Forest Bandits

Forest Bandits

According to the official statistics from the Indonesian Government, in 2010 Indonesia had 85 million hectares forest. When I came to Papua in 1989, it was 144 million. Within 22 years, almost a half of the forest disappeared. Assuming the deforestation rate constant, all the forests of Indonesia will be gone in 2035—like in Java and Bali now.

‘Forest bandits’ was the name Pilot Hans gave to some of his passengers. Robin Hood? They did not look like thugs or heroes but more like executives of business companies. People in Asmat always tried to make them pleased because they had a lot of money. They owned logging companies, legal and illegal.

They had come to Asmat since early 1970s. Initially only the straight hair they hired clear-cut trees with chainsaw; the tribal people protested because those trees grew on their customary lands. The police and soldiers—paid by the bandits—got involved. The protests stopped at the noses of machine guns; later the bandits did not even need guns to end the protests. They bribed the tribal chiefs with modern things such as tobacco, alcohol, canned food, radio, cassette player, etc.

When the need creation on the local people was successful, the companies easily recruited people to cut their own trees. They paid 5,000 rupiah ($2) for a log 100 cm in diameter and 6 meter long; this was the payment on the ship. To get 5,000 rupiah, 3 – 4 people had chop a huge tree by axes; dragged it to the main river; tied it together with other logs; drifted them to the river mouth where the ships were anchored; and pulled them on their boards. The logs would arrive in Japan and other developed countries; each worthy $100, at least.

During the felling season (2 – 4 months), except for a few children, women, and old people, the villages were deserted. All healthy people stayed in the jungle felling trees for the companies. After 2 – 3 weeks, the people in the villages would lack of food. In the past, all of them stayed in the jungle collecting sago and hunting games; foods were abundant. They always gained weight when they came back from the jungle. Now they lost weight and gained new diseases.

Hernia had been uncommon before the logging companies came, according to Father Ton. I estimated that 10% of men suffered from hernia with various degrees, from on palpable only to irreversible intestine outside the body. The other disease was not new but much more prevalent: the respiratory diseases. The Missionaries had introduced tobacco to attract these semi-nomadic tribes to settle in villages; they controlled the tobacco supply—the rolled type. The impact to respiratory system worsened the fireplace smoke’s effect. The logging companies traded clove cigarettes with the logs the locals cut. I believe these cigarettes had stronger addiction effect creating chain smokers.
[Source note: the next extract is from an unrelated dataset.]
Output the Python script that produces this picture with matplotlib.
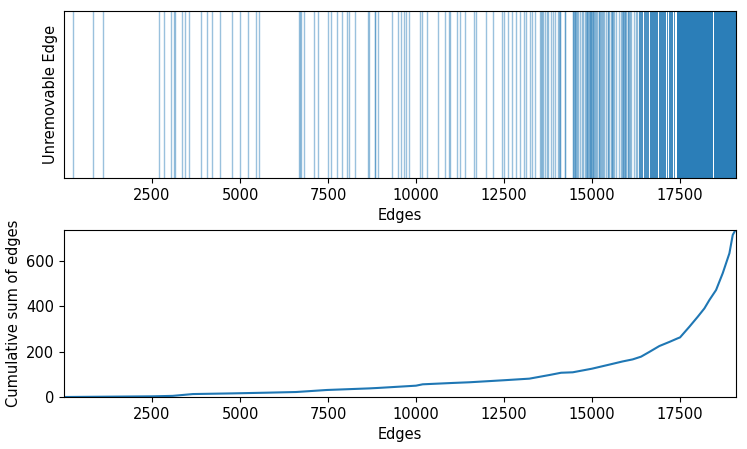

The companies paid the locals after the ship left. It meant about two months or longer after they started working. These people would gather in Kamur for days even weeks to wait for their wages because often the bosses had not come with their money. They pocketed money 15,000 to 20,000 ($6 to $8) after working for two months in the jungle; some might pocket nothing because their wages had spent up on cigarettes and other modern things they had received before. Of course, they could not check if the calculation was correct because they were illiterate. They did not dare protest either if they thought it was incorrect because the payers were the heads of the local police and army.

I sometimes I watched the log boarding process at the Kronkel River. The local officials measured the diameter of the logs and classified the ones less than 60 cm as unqualified. The feller would not be paid for those logs. Strangely, they still ordered to pull up these unpaid logs onto the deck of the ship. I was sure the company paid the logs, but the money went into the pockets of the local officials.